■ TASK OBJECTIVE
Collect each line containing "LaTeX".

■ DATA PROVIDED

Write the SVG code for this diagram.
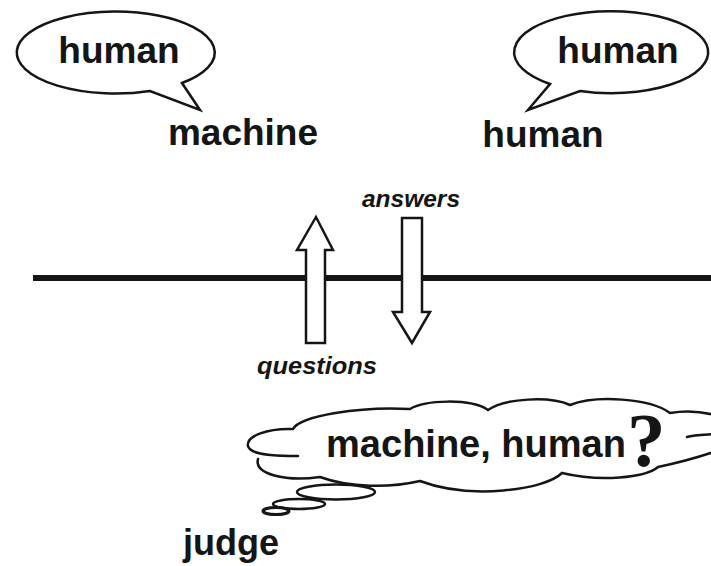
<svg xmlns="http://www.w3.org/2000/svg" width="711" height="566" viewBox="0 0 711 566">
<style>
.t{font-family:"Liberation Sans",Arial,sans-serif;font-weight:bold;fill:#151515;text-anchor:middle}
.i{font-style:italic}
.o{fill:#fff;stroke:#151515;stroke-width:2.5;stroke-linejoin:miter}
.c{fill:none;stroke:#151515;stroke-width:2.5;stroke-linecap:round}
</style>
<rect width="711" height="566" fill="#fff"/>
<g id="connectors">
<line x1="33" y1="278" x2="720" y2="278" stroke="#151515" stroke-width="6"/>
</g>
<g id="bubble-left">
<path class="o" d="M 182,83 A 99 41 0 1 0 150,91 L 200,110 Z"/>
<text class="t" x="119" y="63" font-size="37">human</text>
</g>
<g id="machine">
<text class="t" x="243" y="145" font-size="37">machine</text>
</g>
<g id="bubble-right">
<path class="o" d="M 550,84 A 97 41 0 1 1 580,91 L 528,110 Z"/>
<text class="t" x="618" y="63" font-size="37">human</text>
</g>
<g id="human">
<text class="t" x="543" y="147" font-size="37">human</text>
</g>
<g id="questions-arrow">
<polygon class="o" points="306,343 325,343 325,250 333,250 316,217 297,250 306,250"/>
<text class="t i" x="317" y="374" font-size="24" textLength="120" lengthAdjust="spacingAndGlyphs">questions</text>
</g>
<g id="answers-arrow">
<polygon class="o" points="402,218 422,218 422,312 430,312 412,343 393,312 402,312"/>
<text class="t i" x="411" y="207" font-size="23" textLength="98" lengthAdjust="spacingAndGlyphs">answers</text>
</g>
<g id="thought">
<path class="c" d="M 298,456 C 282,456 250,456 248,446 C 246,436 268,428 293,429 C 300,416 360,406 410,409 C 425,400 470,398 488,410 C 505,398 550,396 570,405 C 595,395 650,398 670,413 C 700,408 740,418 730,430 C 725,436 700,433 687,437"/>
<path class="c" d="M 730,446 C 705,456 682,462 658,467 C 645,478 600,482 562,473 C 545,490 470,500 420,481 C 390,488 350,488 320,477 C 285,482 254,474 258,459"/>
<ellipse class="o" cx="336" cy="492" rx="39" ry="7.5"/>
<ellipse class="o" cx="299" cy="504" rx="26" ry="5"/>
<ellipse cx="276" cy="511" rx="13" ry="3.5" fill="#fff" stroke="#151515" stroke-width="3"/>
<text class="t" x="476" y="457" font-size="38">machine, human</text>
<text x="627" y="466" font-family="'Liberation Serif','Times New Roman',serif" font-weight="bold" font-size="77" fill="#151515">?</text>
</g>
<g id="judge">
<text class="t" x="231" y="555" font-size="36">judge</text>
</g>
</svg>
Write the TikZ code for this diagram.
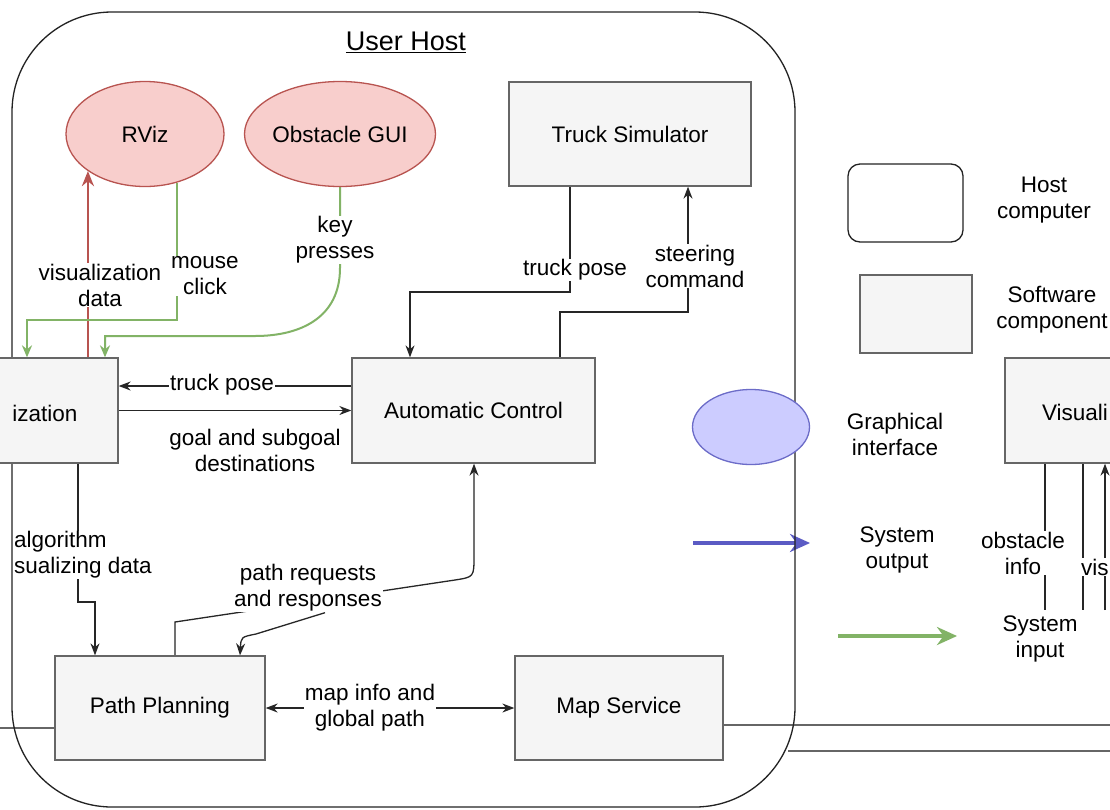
---
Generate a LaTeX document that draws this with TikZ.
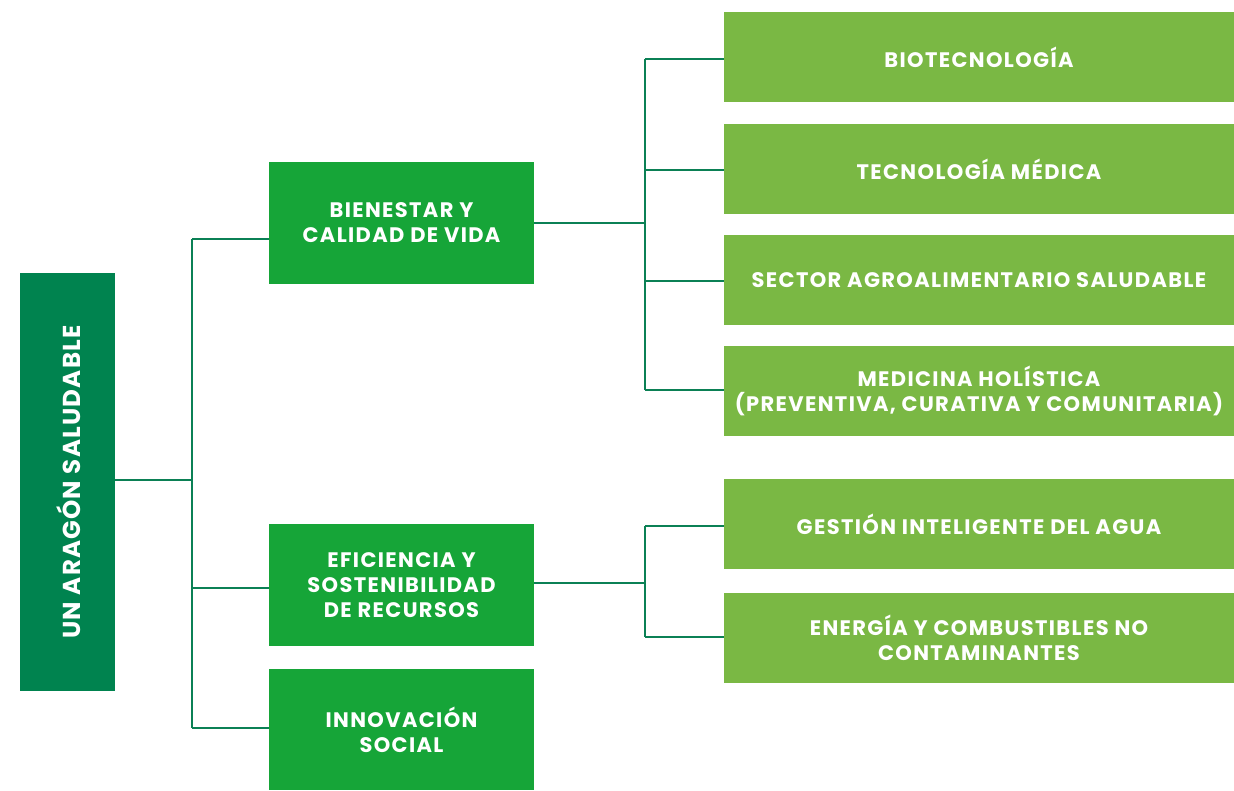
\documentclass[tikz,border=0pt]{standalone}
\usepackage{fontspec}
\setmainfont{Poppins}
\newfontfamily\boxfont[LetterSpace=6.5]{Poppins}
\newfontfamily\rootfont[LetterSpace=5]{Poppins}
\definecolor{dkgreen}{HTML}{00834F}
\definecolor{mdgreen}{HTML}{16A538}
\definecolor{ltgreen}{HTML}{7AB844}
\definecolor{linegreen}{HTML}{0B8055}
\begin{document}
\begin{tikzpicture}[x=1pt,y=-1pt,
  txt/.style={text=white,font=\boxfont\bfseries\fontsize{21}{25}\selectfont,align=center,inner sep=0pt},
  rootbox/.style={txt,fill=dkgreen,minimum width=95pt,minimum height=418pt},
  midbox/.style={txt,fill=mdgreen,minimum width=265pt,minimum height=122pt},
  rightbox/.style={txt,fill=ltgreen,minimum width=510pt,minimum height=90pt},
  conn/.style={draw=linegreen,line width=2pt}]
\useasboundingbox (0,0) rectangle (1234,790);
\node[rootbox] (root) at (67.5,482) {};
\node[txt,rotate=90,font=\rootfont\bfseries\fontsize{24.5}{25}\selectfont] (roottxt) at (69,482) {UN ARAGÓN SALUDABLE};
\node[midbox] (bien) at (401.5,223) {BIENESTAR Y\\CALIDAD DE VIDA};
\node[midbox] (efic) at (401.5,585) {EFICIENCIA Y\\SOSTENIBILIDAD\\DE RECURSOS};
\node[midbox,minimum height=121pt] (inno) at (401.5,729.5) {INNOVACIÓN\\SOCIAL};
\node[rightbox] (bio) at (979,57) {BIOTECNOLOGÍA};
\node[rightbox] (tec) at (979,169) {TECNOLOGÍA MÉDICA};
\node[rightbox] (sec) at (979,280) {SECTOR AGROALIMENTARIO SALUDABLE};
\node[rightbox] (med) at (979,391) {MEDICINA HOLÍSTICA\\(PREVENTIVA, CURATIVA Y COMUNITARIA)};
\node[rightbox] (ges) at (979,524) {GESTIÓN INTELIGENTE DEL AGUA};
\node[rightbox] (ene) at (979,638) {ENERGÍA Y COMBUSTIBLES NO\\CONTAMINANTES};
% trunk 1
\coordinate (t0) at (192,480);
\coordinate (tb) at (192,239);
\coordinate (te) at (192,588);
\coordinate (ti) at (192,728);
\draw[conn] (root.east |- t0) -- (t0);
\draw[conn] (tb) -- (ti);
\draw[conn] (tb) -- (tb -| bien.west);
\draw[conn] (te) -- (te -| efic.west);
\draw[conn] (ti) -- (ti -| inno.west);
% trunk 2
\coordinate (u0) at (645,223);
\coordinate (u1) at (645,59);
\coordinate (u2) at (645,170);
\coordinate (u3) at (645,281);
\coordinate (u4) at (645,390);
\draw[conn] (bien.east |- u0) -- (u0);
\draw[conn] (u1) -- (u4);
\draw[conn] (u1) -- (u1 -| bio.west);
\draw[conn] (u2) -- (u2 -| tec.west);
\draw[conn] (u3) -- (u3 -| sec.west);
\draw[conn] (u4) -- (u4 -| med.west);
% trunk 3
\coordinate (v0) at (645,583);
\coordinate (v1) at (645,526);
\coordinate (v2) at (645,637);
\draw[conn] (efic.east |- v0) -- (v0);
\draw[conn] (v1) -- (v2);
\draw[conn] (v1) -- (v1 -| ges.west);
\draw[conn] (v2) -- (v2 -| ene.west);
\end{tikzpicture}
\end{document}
---
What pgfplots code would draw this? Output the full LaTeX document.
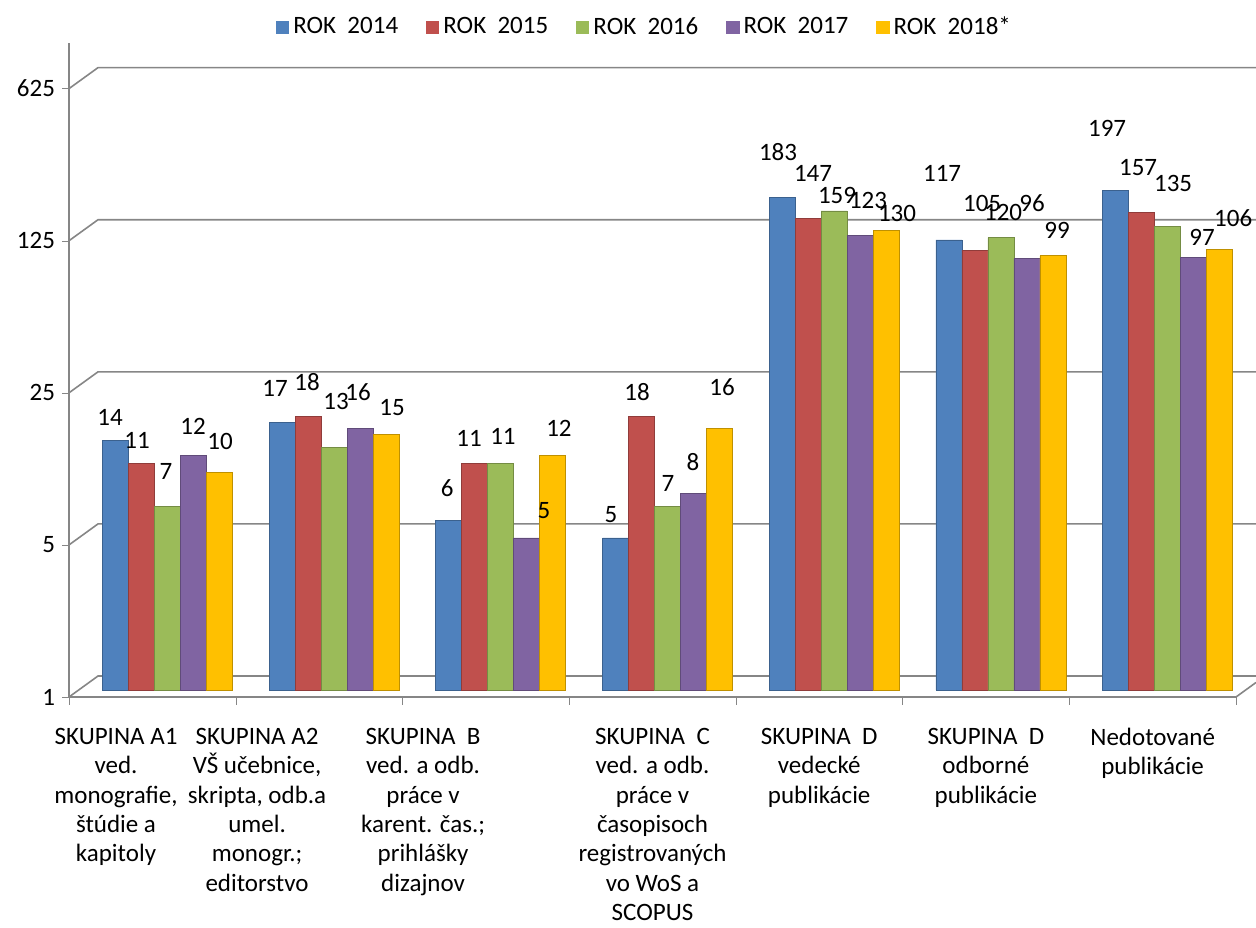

■ REPLY
Generate a LaTeX document that draws this with TikZ.
What pgfplots code would draw this? Output the full LaTeX document.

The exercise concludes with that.